Seventeen years ago today I watched, stunned and hardly believing my eyes, the news reports on TV pour in about The Fall of the Berlin Wall.
Second generation cold war kid that I was, I never thought I'd see the day. Just the year before East German officials stated that the wall would stand for a hundred years.
Then the first free labor union formed in Poland, Hungary opened the Iron Curtain to Austria, and at 06:53 pm on November 9, East Germany lifted travel restrictions for East German citizens.
The rest is history.
I cheered the Berliners who took hammers, drills, and cranes to the wall and dismantled the most hated symbol of the Iron Curtain and the Cold War.
Andreas Ramos's blog has this to tell of being there when the wall fell.
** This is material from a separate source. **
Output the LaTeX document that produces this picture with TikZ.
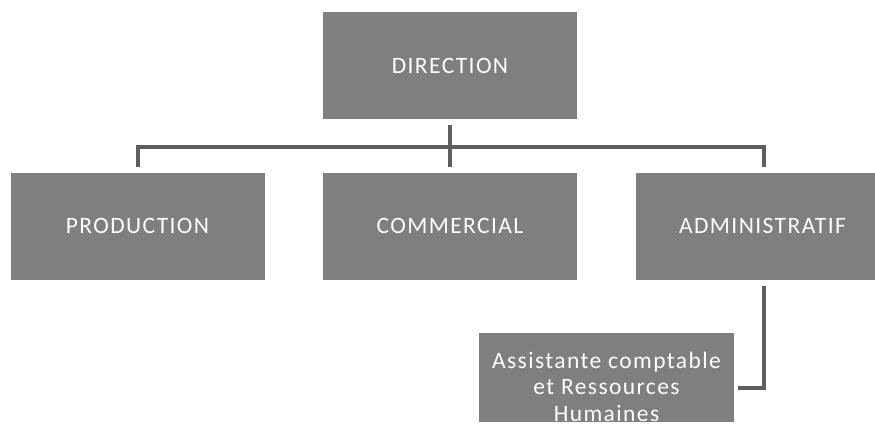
\documentclass[tikz,border=0pt]{standalone}
\usepackage{fontspec}
\setmainfont{Carlito}[LetterSpace=6]
\usetikzlibrary{positioning}
\definecolor{boxgray}{HTML}{7F7F7F}
\definecolor{linegray}{HTML}{5E5E5E}
\begin{document}
\begin{tikzpicture}[x=1pt,y=-1pt,
  box/.style={fill=boxgray,text=white,inner sep=0pt,minimum width=254pt,minimum height=107pt,font=\myfontbox},
  link/.style={draw=linegray,line width=4pt}]
\newcommand{\myfontbox}{\fontsize{23.5}{26.5}\selectfont}
\useasboundingbox (0,0) rectangle (875,432);
%Top of the chart
\coordinate (top) at (450,65.5);
\node [box] (direction) at (top) {DIRECTION};
%Departments
\coordinate (dep0) at (137.5,226);
\coordinate (dep1) at (450,226);
\coordinate (dep2) at (762.5,226);
\node [box] (production) at (dep0) {PRODUCTION};
\node [box] (commercial) at (dep1) {COMMERCIAL};
\node [box] (administratif) at (dep2) {ADMINISTRATIF};
%Assistant under the administration
\coordinate (sub0) at (606.5,377.5);
\node [box,minimum width=255pt,minimum height=89pt] (assistante) at (sub0) {};
\node [text=white,font=\myfontbox,align=center,inner sep=0pt] (assistantetext) at ([yshift=-9pt]assistante.center) {Assistante comptable\\et Ressources\\Humaines};
%Lines between the levels
\coordinate (bus) at (450,147);
\draw [link] ([yshift=-6pt]direction.south) -- ([yshift=5pt]commercial.north);
\draw [link] ([xshift=0.5pt,yshift=5pt]production.north) |- (bus) -| ([xshift=1.5pt,yshift=5pt]administratif.north);
\draw [link] ([xshift=1.5pt,yshift=-6pt]administratif.south) |- ([xshift=4pt,yshift=-10.5pt]assistante.east);
\end{tikzpicture}
\end{document}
Everything was out of control. Police on horses watched. There was nothing they could do. The crowd had swollen. People were blowing long alpine horns which made a huge noise. There were fireworks, kites, flags and flags and flags, dogs, children. The wall was finally breaking. The cranes lifted slabs aside. East and West German police had traded caps.
...
From some houses, someone had set up loudspeakers and played Beethoven's ninth symphony: Alle Menschen werden Bruder. All people become brothers. On top of every building were thousands of people. Berlin was out of control. There was no more government, neither in East nor in West. The police and the army were helpless. The soldiers themselves were overwhelmed by the event. They were part of the crowd. Their uniforms meant nothing. The Wall was down.
It came down nine months too late for Chris Gueffroy, the last person to be shot dead while trying to cross the border on February 6, 1989.
Though the euphoria quickly faded when faced with the grim realities of reunification, I will never forget the incandescent joy of Berliners and the world When The Wall Fell. It was a priviledge to witness.